Function that computes the sum of token-bucket functions in to lists. Let \([\alpha_{b_i, r_i}]\) and \([\alpha'_{b_i, r_i}]\) be two lists of the same length, it computes the list of token-bucket functions \([\alpha_{b_i, r_i} +\alpha'_{b_i, r_i}]\).

Parameters:

• alpha1 – the first list of token-bucket functions

• alpha2 – the second list of token-bucket functions

Returns:

the list of the sum of the functions

panco.descriptor.curves.sum_ac_list(alpha: List[List[TokenBucket]]) → List[TokenBucket]

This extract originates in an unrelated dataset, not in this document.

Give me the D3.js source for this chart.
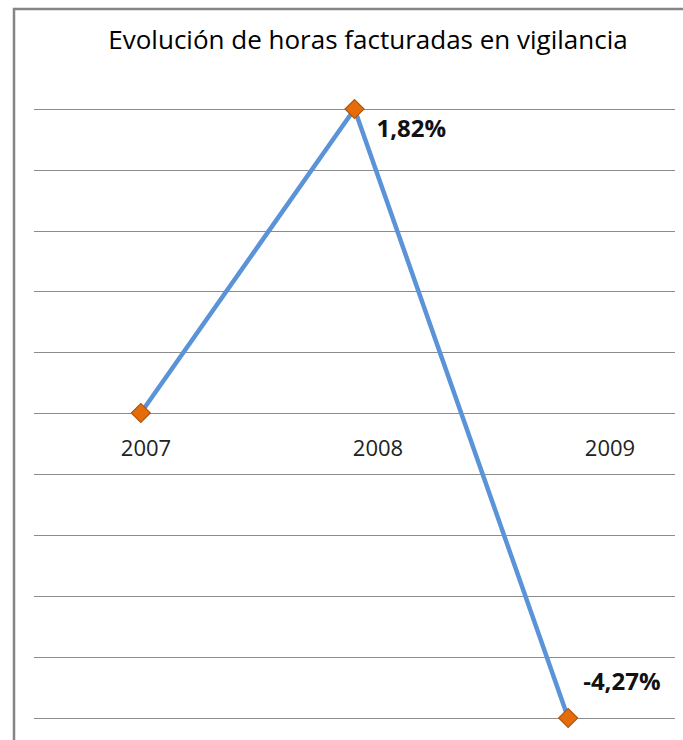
<!DOCTYPE html>
<html lang="es">
<head>
  <meta charset="UTF-8" />
  <title>Evolución de horas facturadas en vigilancia</title>
  <script src="https://d3js.org/d3.v7.min.js"></script>
  <style>
    body { margin: 0; background: #fff; }
    .title { font-family: "Open Sans", sans-serif; font-size: 26px; fill: #000; }
    .cat { font-family: "Open Sans", sans-serif; font-size: 22px; fill: #222; }
    .dlabel { font-family: "Open Sans", sans-serif; font-size: 24px; font-weight: bold; fill: #111; }
    .grid line { stroke: #8c8c8c; stroke-width: 1.2; }
  </style>
</head>
<body>
  <div id="chart"></div>

  <script>
    // Data
    const years = ["2007", "2008", "2009"];
    const values = [0, 1.82, -4.27];
    const valueLabels = ["", "1,82%", "-4,27%"];
    const gridSteps = 5; // gridlines on each side of zero

    const width = 683, height = 740;
    const plot = { left: 34, right: 675, top: 109, zero: 413, bottom: 718 };

    const svg = d3.select("#chart").append("svg")
      .attr("width", width)
      .attr("height", height);

    // outer chart border (cropped at right and bottom)
    svg.append("rect")
      .attr("x", 14).attr("y", 9)
      .attr("width", 720).attr("height", 780)
      .attr("fill", "none")
      .attr("stroke", "#858585")
      .attr("stroke-width", 2.5);

    svg.append("text")
      .attr("class", "title")
      .attr("x", 368).attr("y", 49)
      .attr("text-anchor", "middle")
      .text("Evolución de horas facturadas en vigilancia");

    // Scales
    const x = d3.scaleBand()
      .domain(years)
      .range([plot.left, plot.right]);

    // category labels sit a little to the right of the points
    const xLabel = d3.scalePoint()
      .domain(years)
      .range([146, 610]);

    const yMin = d3.min(values), yMax = d3.max(values);
    const y = d3.scaleLinear()
      .domain([yMin, 0, yMax])
      .range([plot.bottom, plot.zero, plot.top]);

    // gridlines: evenly spaced above and below zero
    const gridVals = d3.range(-gridSteps, gridSteps + 1)
      .map(i => i < 0 ? yMin * (-i / gridSteps) : yMax * (i / gridSteps));

    svg.append("g")
      .attr("class", "grid")
      .selectAll("line")
      .data(gridVals)
      .enter().append("line")
      .attr("x1", plot.left).attr("x2", plot.right)
      .attr("y1", d => Math.round(y(d)) + 0.5)
      .attr("y2", d => Math.round(y(d)) + 0.5);

    // Category labels
    svg.append("g")
      .selectAll("text")
      .data(years)
      .enter().append("text")
      .attr("class", "cat")
      .attr("x", d => xLabel(d))
      .attr("y", y(0) + 43)
      .attr("text-anchor", "middle")
      .text(d => d);

    const cx = d => x(d) + x.bandwidth() / 2;

    // Line
    const line = d3.line()
      .x((d, i) => cx(years[i]))
      .y(d => y(d));

    svg.append("path")
      .datum(values)
      .attr("fill", "none")
      .attr("stroke", "#5b93d8")
      .attr("stroke-width", 4.5)
      .attr("stroke-linejoin", "round")
      .attr("d", line);

    // Markers (diamonds)
    svg.append("g")
      .selectAll("path")
      .data(values)
      .enter().append("path")
      .attr("transform", (d, i) => `translate(${cx(years[i])},${y(d)}) rotate(45)`)
      .attr("d", d3.symbol().type(d3.symbolSquare).size(180))
      .attr("fill", "#e46c0a")
      .attr("stroke", "#a9550d")
      .attr("stroke-width", 1.2);

    // Data labels
    svg.append("g")
      .selectAll("text")
      .data(values)
      .enter().append("text")
      .attr("class", "dlabel")
      .attr("x", (d, i) => cx(years[i]) + (d < 0 ? 15 : 22))
      .attr("y", d => d < 0 ? y(d) - 28 : y(d) + 28)
      .attr("text-anchor", "start")
      .text((d, i) => valueLabels[i]);
  </script>
</body>
</html>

Compute the by-term sum of lists of token-bucket functions.

Parameters:

alpha – list of token-bucket functions

Returns:

the list of the sum of the functions

panco.descriptor.curves.tb_sum(list_tb: List[TokenBucket]) → TokenBucket

Computes the sum of the token-bucket in \(\alpha_i(t) = \sigma_i + \rho_i t\) in list_tb: \(\alpha(t) = \sum_{i=1}^n \alpha_i(t) = \sum_{i=1}^n \sigma_i + (\sum_{i=1}^n \rho_i) t\)

Parameters:

list_tb (List[TokenBuckets]) – a list of token_bucket :math:

Returns:

The sum of the arrival curves in list_tb \(\alpha\).

>>> tb_sum([TokenBucket(1, 2), TokenBucket(3, 4), TokenBucket(5, 6)])
9 + 12t
>>> tb_sum([TokenBucket(np.inf, 2), TokenBucket(3, 4)])
inf + 6t
>>> tb_sum([])
0 + 0t